Why QA Fails in Production: The Gap Between Test Cases and Real Users

Most QA failures don’t happen because teams didn’t test enough. They happen because teams tested the wrong things.

We’ve seen this pattern repeat across products, teams, and stages of scale: software that passes QA with confidence, only to break—sometimes catastrophically—the moment real users get their hands on it.

The uncomfortable truth is this: production is not a harsher version of your test environment. It’s a different world entirely.

And most QA processes are not built for that world.

The Illusion of Safety in Test Cases

Test cases are, by definition, assumptions around the application, your users, and their workflows.

  • A certain sequence of actions

  • A predictable state

  • A cooperative user

  • A clean environment

  • A known intent

Real users will behave erratically!

  • They click out of order.

  • They reload mid-flow.

  • They use multiple browser tabs - if they’re like me, it’s like 15!

  • They copy-paste into form fields.

  • They operate under latency, interruptions, and half-finished workflows.

Your test cases represent how the system should be used.
Production reveals how it actually is.

QA Tests What’s Written Down. Users Test What’s Possible.

Most QA processes are built around artifacts:

  • Requirements

  • Tickets

  • Acceptance criteria

  • Defined workflows

These are largely created by our teams, not users… And so, of course, they don’t reflect users and user behavior.

Users experiment, they adapt, they click around. They’ve adapted features and use them in ways that are completely rational to them—but often invisible to your test plan and even your team.

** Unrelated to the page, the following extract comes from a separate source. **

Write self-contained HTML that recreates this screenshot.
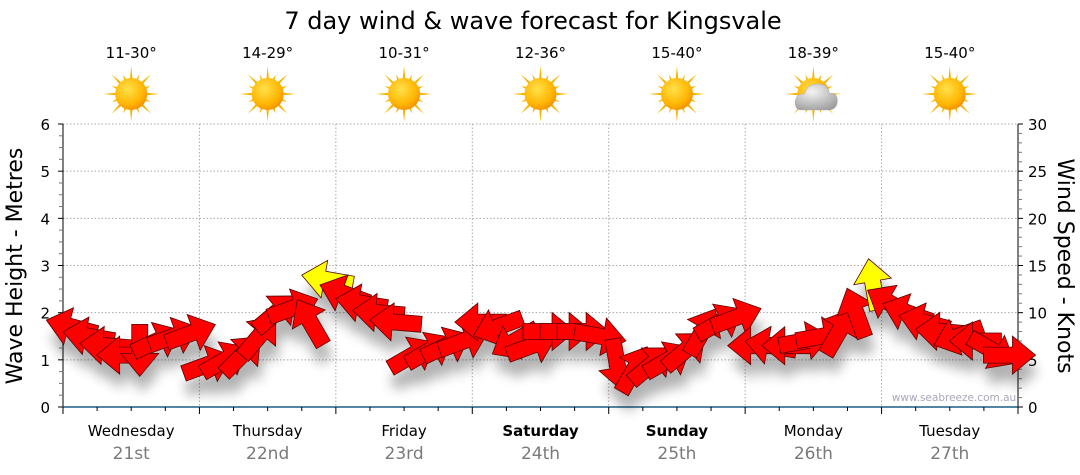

The most damaging bugs aren’t violations of requirements. They’re violations of assumptions no one realized they were making.

Why These Bugs Only Show Up in Production

1. Users Combine Features in Ways Teams Never Anticipate

Engineering teams build in slices so QA tests in slices… Users operate end-to-end.

They cross boundaries between:

  • Features

  • Services

  • Permissions

  • Data states

  • Time

Production bugs live in those boundaries—where no single test case exists.

2. Edge Cases Aren’t Edge Cases at Scale

What looks rare in staging becomes inevitable in production.

At low volume, fringe behavior is invisible, but at scale, it’s guaranteed.

The issue isn’t that teams ignore edge cases—it’s that they don’t know which edges will matter until users reveal them.

3. Test Environments Are Too Clean

Production is messy:

  • Partial data

  • Legacy states

  • Long-lived accounts

  • Permission drift

  • Network variability

  • Third-party dependencies behaving badly

QA environments rarely reflect this entropy.

“It Passed QA” Is a Dangerous Sentence

When teams say “it passed QA,” what they usually mean is: “It behaved correctly under the scenarios we imagined.”

That’s not a guarantee - it’s a guess based on the limited knowledge your team has right now.

The more complex your product, the less reliable that confidence is. And production QA failures are expensive not just because they break things—but because of when they’re discovered.

By the time a real user finds the issue:

  • The context is gone

  • The system state is hard to reproduce

  • Multiple teams may be involved

  • And, most importantly, user trust has already been damaged!

Fixing the bug is often the easiest part. Understanding it is what takes weeks.

Why Traditional QA Can’t Close the Gap

This isn’t a talent problem. It’s a structural one.

Manual QA doesn’t scale intuition.
Automated tests don’t adapt to behavior.
Regression suites don’t grow organically with usage.

They all depend on prior knowledge—and production failures are, by definition, about what you didn’t know.

Where the Future of QA Actually Lives

Closing the gap between test cases and real users requires a shift in mindset:

QA can’t just validate intent. It has to observe and simulate user behavior to ensure product changes will pass the real test.

That means:

  • Learning from real usage patterns

  • Watching workflows emerge, not just execute

  • Detecting anomalies where systems collide

  • Preserving behavioral knowledge over time

In other words, QA has to move closer to reality—without waiting for customers to surface the bugs first.

The Hardest Lesson for Us

The biggest QA failures of our careers didn’t come from sloppy engineering or lazy testing. They came from a lack of user understanding… we had confidence in assumptions that felt reasonable at the time but ended up being limited.

Production doesn’t care about your test plan, and users don’t care about your architecture.

They care whether the system survives contact with reality.